_Given exercise_: Leave out the images; return the rest of the data exactly.
══ Data ══
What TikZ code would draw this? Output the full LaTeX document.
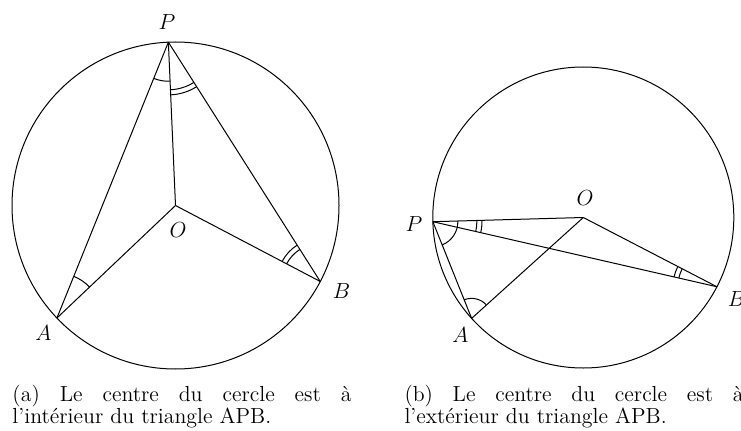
\documentclass[tikz,border=0pt]{standalone}
\usepackage{amsmath}
\usepackage{tikz}
\usetikzlibrary{angles, calc}

\begin{document}
\begin{tikzpicture}[x=0.55pt, y=0.55pt, line width=0.55pt,
    lbl/.style={inner sep=0pt, font=\fontsize{12}{12.1}\selectfont},
    capt/.style={inner sep=0pt, anchor=north west, text width=186.5pt, align=justify, font=\fontsize{12}{12.1}\selectfont},
    ang/.style={draw, line width=0.55pt}]
    \useasboundingbox (0,0) rectangle (741,430);
    % (a) centre inside
    \coordinate (O1) at (175.5,224.5);
    \coordinate (P1) at ($(O1)+(92.5:163.5)$);
    \coordinate (A1) at ($(O1)+(223.5:163.5)$);
    \coordinate (B1) at ($(O1)+(332.3:163.5)$);
    \draw (O1) circle[radius=163.5];
    \foreach \i/\j in {P1/A1,P1/O1,P1/B1,A1/O1,O1/B1} {
        \draw (\i)--(\j);
    }
    \pic[ang, angle radius=21.5pt] {angle=A1--P1--O1};
    \pic[ang, angle radius=26.2pt] {angle=O1--P1--B1};
    \pic[ang, angle radius=29pt] {angle=O1--P1--B1};
    \pic[ang, angle radius=24.75pt] {angle=O1--A1--P1};
    \pic[ang, angle radius=20.9pt] {angle=P1--B1--O1};
    \pic[ang, angle radius=23.7pt] {angle=P1--B1--O1};
    \node[lbl] (lP1) at (167,408) {$P$};
    \node[lbl] (lO1) at (178,200) {$O$};
    \node[lbl] (lA1) at (43.5,96.5) {$A$};
    \node[lbl] (lB1) at (341.5,138.5) {$B$};
    \node[capt] (capA) at (12,45) {(a) Le centre du cercle est à\linebreak l’intérieur du triangle APB.};
    % (b) centre outside
    \coordinate (O2) at (583.3,212.5);
    \coordinate (P2) at ($(O2)+(181.6:150.5)$);
    \coordinate (A2) at ($(O2)+(222.1:150.5)$);
    \coordinate (B2) at ($(O2)+(332.6:150.5)$);
    \draw (O2) circle[radius=150.5];
    \foreach \i/\j in {P2/A2,P2/O2,P2/B2,A2/O2,O2/B2} {
        \draw (\i)--(\j);
    }
    \pic[ang, angle radius=13.75pt] {angle=A2--P2--O2};
    \pic[ang, angle radius=24.2pt] {angle=B2--P2--O2};
    \pic[ang, angle radius=27pt] {angle=B2--P2--O2};
    \pic[ang, angle radius=11pt] {angle=O2--A2--P2};
    \pic[ang, angle radius=21.5pt] {angle=O2--B2--P2};
    \pic[ang, angle radius=24.2pt] {angle=O2--B2--P2};
    \node[lbl] (lP2) at (414,206) {$P$};
    \node[lbl] (lO2) at (585,232) {$O$};
    \node[lbl] (lA2) at (460.5,94.5) {$A$};
    \node[lbl] (lB2) at (736.5,130.5) {$B$};
    \node[capt] (capB) at (404,45) {(b) Le centre du cercle est à\linebreak l’extérieur du triangle APB.};
\end{tikzpicture}
\end{document}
═══
_Finished answer_:
What TikZ code would draw this? Output the full LaTeX document.
\documentclass[tikz,border=0pt]{standalone}
\usepackage{amsmath}
\usepackage{tikz}
\usetikzlibrary{angles, calc}

\begin{document}
\begin{tikzpicture}[x=0.55pt, y=0.55pt, line width=0.55pt,
    lbl/.style={inner sep=0pt, font=\fontsize{12}{12.1}\selectfont},
    capt/.style={inner sep=0pt, anchor=north west, text width=186.5pt, align=justify, font=\fontsize{12}{12.1}\selectfont},
    ang/.style={draw, line width=0.55pt}]
    \useasboundingbox (0,0) rectangle (741,430);
    % (a) centre inside
    \coordinate (O1) at (175.5,224.5);
    \coordinate (P1) at ($(O1)+(92.5:163.5)$);
    \coordinate (A1) at ($(O1)+(223.5:163.5)$);
    \coordinate (B1) at ($(O1)+(332.3:163.5)$);
    \draw (O1) circle[radius=163.5];
    \foreach \i/\j in {P1/A1,P1/O1,P1/B1,A1/O1,O1/B1} {
        \draw (\i)--(\j);
    }
    \pic[ang, angle radius=21.5pt] {angle=A1--P1--O1};
    \pic[ang, angle radius=26.2pt] {angle=O1--P1--B1};
    \pic[ang, angle radius=29pt] {angle=O1--P1--B1};
    \pic[ang, angle radius=24.75pt] {angle=O1--A1--P1};
    \pic[ang, angle radius=20.9pt] {angle=P1--B1--O1};
    \pic[ang, angle radius=23.7pt] {angle=P1--B1--O1};
    \node[lbl] (lP1) at (167,408) {$P$};
    \node[lbl] (lO1) at (178,200) {$O$};
    \node[lbl] (lA1) at (43.5,96.5) {$A$};
    \node[lbl] (lB1) at (341.5,138.5) {$B$};
    \node[capt] (capA) at (12,45) {(a) Le centre du cercle est à\linebreak l’intérieur du triangle APB.};
    % (b) centre outside
    \coordinate (O2) at (583.3,212.5);
    \coordinate (P2) at ($(O2)+(181.6:150.5)$);
    \coordinate (A2) at ($(O2)+(222.1:150.5)$);
    \coordinate (B2) at ($(O2)+(332.6:150.5)$);
    \draw (O2) circle[radius=150.5];
    \foreach \i/\j in {P2/A2,P2/O2,P2/B2,A2/O2,O2/B2} {
        \draw (\i)--(\j);
    }
    \pic[ang, angle radius=13.75pt] {angle=A2--P2--O2};
    \pic[ang, angle radius=24.2pt] {angle=B2--P2--O2};
    \pic[ang, angle radius=27pt] {angle=B2--P2--O2};
    \pic[ang, angle radius=11pt] {angle=O2--A2--P2};
    \pic[ang, angle radius=21.5pt] {angle=O2--B2--P2};
    \pic[ang, angle radius=24.2pt] {angle=O2--B2--P2};
    \node[lbl] (lP2) at (414,206) {$P$};
    \node[lbl] (lO2) at (585,232) {$O$};
    \node[lbl] (lA2) at (460.5,94.5) {$A$};
    \node[lbl] (lB2) at (736.5,130.5) {$B$};
    \node[capt] (capB) at (404,45) {(b) Le centre du cercle est à\linebreak l’extérieur du triangle APB.};
\end{tikzpicture}
\end{document}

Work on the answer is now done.